You see, I have often used words in my essays like interdependence. I have also written at prior times about how nobody does anything alone. Every woman has at least one male relative who, when an asshole like Tosh points at them and asks people nearby if it would not be funny if they were raped, are asking themselves how much funnier it would be if someone yanked the bits that make Tosh a man off Tosh and shoved them down his throat. Some of them have multiple such relatives. Some of these male relatives are likely to be much bigger than you, Tosh. In fact, given the images that I have seen of you, I am willing to bet that if I went around the Scandinavian nations, I could muster up a thousand men whose individual fingers are thicker than your legs. Some of these men will have sisters, mothers, or even daughters who have suffered the trauma of sexual assault. In fact, if I mustered up a thousand, and if statistics about rape are accurate (I sure hope they are not as grossly underreported as child abuse statistics), I believe I could reasonably expect to find two hundred men who have sisters, mothers, or daughters who have been sexually assaulted. Hell, fukk it, I am willing to bet that many of the women who can be found around Scandinavia are substantially bigger than you. (My previous post about the effect of presentation on culture and perception thereof had one music video linked into it in which Swedish operatic doom metallers Therion perform. The smaller of the two women in this video, Katarina Lilja, well… let me put it this way. If she is not taller than me (I am five foot eight and a good chunk of change, if that tells you anything), colour me surprised.)
Oh, and those people who leaped to Daniel Tosh’s defense, telling people like Karen Elson that she needs to get raped? You disgust me. I am ashamed that aliens on Proxima Centaurii, or Kali-Yuga, or Azeroth, or any out-there place who have never seen a Human before, might mistake me for having the slightest commonality with you.

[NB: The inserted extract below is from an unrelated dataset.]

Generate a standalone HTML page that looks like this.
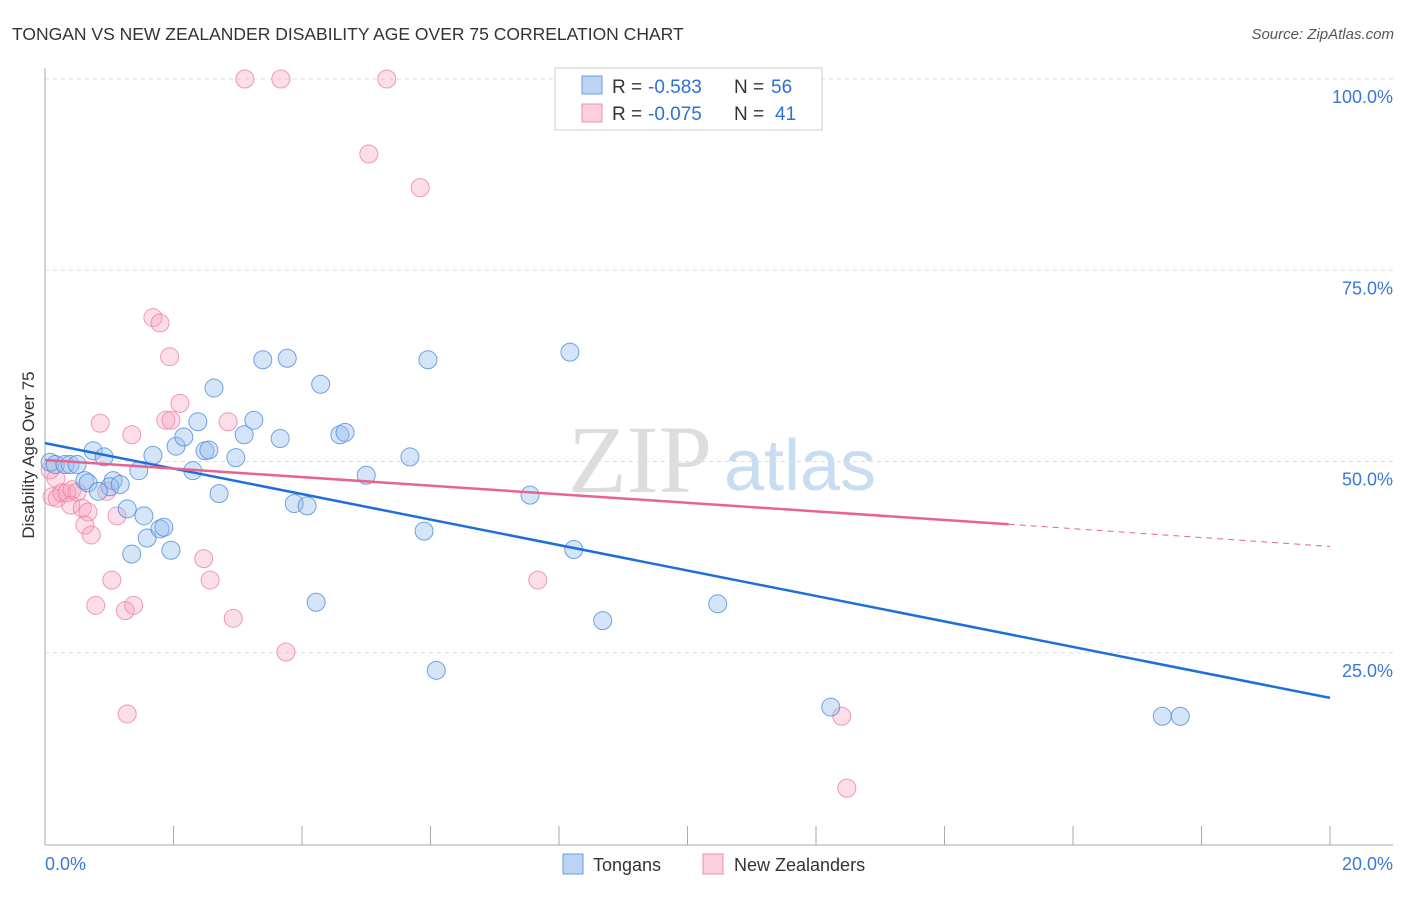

Yes, I enjoy a lot of the work by punk musicians like GG Allin. I am not ashamed of that. I am ashamed that it is easy to believe that he might not have been simply fukking with people when he made songs like Expose Yourself To Kids or I Wanna Rape You. But one of the reasons, in fact probably the only reason I find Allin‘s work palatable is because he made songs that echo what I think when I read things like what Tosh said about a person who was paying for him to perform, or what some people have written about Karen Elson‘s comments about same. One of those songs is called Dog Shit (“everything that I see, everything you are to me”), and the other is called Legalize Murder.
A lot of what people say about or to me is true. I am not right in the head, so to speak. But when I point at people like Daniel Tosh or the people who have leapt to his bile-spewing defense, a pair of questions come to mind. One, what makes these people, particularly, right in the head? Two, can you seriously look into my face and tell me with the utmost seriousness that legalised competitive murder of these people is a bad idea?